The SRA has also worked to stop nuclear power plants from coming to Idaho. The Snake River Alliance worked to stop the French company Areva from building a nuclear plant in Eastern Idaho. Areva currently has license from the Nuclear Regulatory Commission (NRC) but as of February 2013, nothing further has occurred because of economic turmoil within the company. In recent years, the SRA challenged the legitimacy of the proposed Alternate Energy Holdings Inc (AEHI) Nuclear Power plant proposal which was eventually shown to be a scam. In December 2010, once the Securities and Exchange Commission (SEC) sued AEHI for fraud, the SRA turned its attention towards other threats.

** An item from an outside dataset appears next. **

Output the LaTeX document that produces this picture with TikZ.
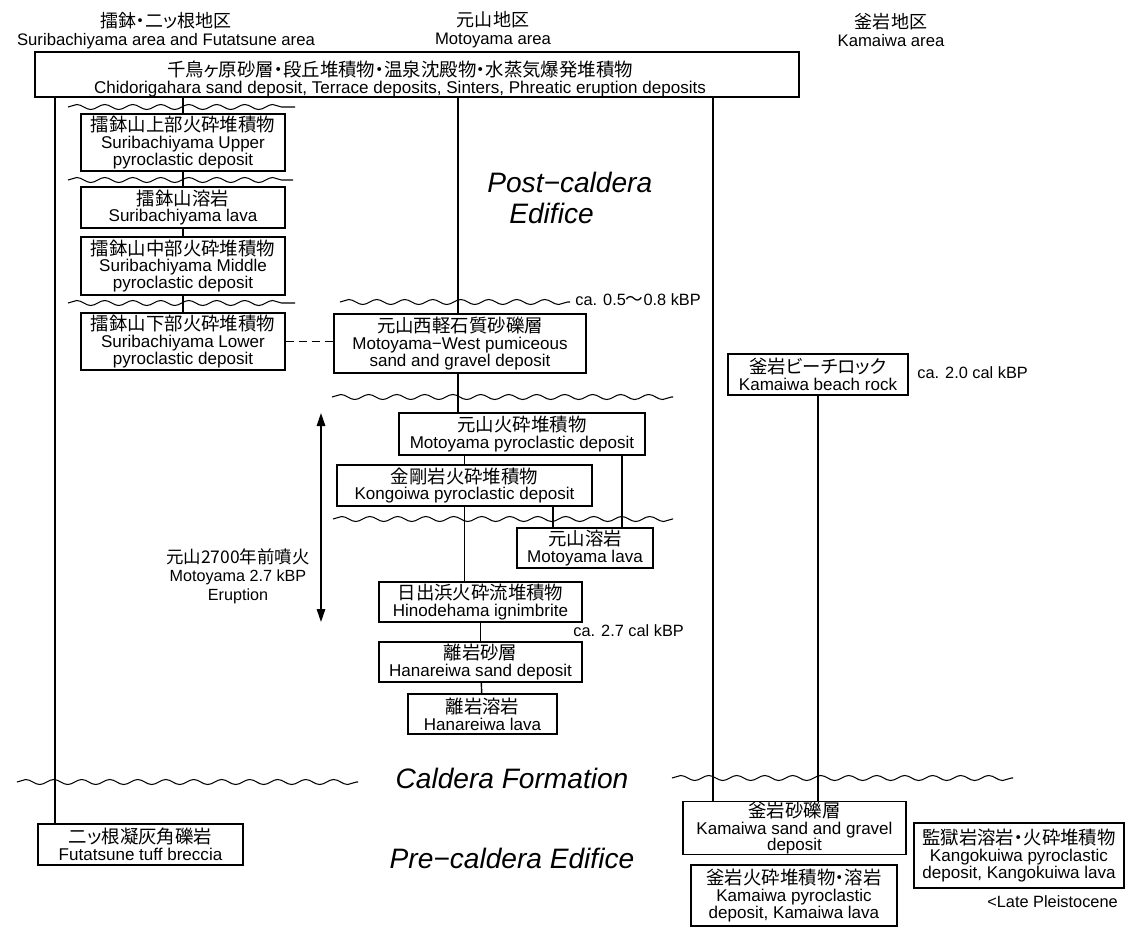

The SRA is currently an active member of the Alliance for Nuclear Accountability (ANA).

===Clean energy===
The SRA added Clean Energy into their mission in 2004, and work with electric utilities, the Public Utilities Commission, and city and state governments to achieve their mission. In 2016, the organization launched the Solarize the Valley program. facilitating the growth of rooftop solar in Idaho.

The group also advocates against the use of coal because of negative environmental impacts and high costs . In 2005, the Alliance helped stop a coal plant that was proposed for Jerome, Idaho.

The SRA also advocates for clean energy policies at the state level, and helped with a draft of the Idaho Energy Plan on 2007 and helped to create the Idaho Energy Collaborative Shaping Idaho's Clean Energy Future in 2008.